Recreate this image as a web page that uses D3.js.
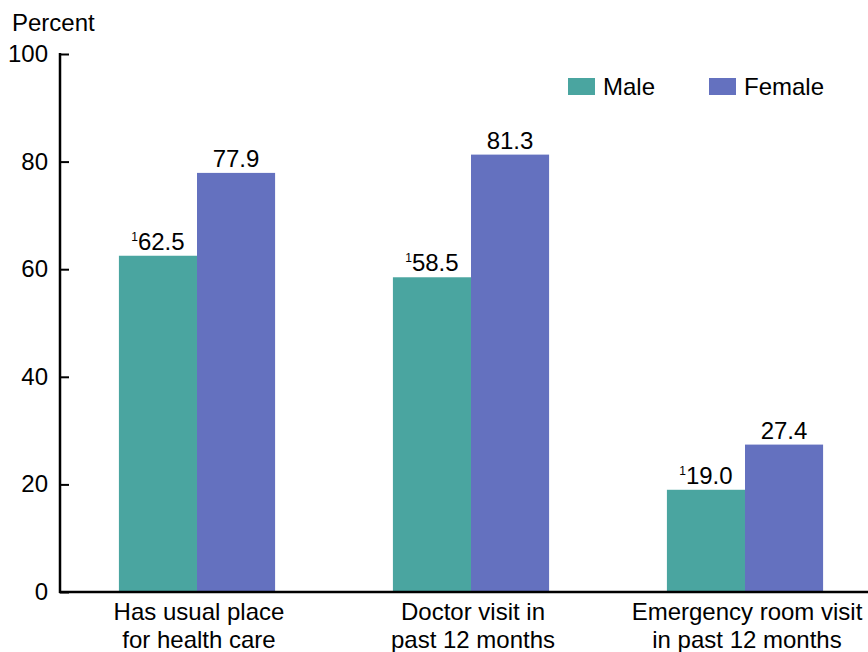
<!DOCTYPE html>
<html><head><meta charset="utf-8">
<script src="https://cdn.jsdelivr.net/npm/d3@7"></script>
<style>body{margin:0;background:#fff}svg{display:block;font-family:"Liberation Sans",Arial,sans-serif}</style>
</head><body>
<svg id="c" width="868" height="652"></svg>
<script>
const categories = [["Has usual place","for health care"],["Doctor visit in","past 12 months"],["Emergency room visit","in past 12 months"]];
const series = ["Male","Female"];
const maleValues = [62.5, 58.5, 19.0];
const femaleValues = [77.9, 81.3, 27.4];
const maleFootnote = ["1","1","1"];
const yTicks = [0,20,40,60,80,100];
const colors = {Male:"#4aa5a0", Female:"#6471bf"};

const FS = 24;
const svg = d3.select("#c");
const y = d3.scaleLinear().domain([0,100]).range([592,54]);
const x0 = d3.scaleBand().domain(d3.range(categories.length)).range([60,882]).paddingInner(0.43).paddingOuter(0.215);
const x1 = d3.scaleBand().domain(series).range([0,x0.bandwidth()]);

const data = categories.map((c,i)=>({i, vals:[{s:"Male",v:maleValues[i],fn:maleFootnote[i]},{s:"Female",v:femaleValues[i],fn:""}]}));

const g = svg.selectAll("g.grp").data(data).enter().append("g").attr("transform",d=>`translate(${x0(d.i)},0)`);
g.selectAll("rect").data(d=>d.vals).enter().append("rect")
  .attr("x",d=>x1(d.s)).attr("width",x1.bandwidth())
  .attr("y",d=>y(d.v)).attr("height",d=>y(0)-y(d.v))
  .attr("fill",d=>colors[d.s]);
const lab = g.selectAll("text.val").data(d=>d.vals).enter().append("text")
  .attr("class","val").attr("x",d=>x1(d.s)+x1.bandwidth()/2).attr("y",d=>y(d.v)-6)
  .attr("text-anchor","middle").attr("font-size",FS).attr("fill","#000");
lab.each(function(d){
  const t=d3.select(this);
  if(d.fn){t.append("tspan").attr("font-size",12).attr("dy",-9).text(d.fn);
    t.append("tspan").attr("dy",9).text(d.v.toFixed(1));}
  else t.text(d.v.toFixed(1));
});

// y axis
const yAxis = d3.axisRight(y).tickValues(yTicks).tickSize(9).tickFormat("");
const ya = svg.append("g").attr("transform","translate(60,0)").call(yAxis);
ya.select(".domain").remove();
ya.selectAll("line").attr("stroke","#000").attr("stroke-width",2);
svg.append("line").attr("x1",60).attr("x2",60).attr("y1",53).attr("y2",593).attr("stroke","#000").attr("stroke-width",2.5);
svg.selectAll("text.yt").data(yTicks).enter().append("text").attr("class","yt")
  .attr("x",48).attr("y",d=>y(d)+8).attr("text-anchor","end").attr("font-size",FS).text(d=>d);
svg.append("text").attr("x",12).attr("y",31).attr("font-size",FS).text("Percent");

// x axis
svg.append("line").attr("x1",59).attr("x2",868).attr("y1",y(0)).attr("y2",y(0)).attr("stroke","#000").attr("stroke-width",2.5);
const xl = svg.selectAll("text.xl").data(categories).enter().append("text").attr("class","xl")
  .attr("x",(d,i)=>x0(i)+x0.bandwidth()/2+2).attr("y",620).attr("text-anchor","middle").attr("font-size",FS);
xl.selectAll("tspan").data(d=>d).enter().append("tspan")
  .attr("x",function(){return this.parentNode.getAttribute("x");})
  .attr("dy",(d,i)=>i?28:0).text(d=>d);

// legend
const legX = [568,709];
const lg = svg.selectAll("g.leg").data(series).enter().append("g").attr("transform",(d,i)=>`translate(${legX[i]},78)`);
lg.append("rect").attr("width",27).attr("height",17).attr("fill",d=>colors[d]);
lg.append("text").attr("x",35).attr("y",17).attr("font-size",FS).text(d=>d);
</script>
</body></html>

********

— WORK TO BE COMPLETED —
Select every line of the material above holding the word "this" and copy it.

— FULL ANSWER —
Recreate this image as a web page that uses D3.js.
  const t=d3.select(this);
  .attr("x",function(){return this.parentNode.getAttribute("x");})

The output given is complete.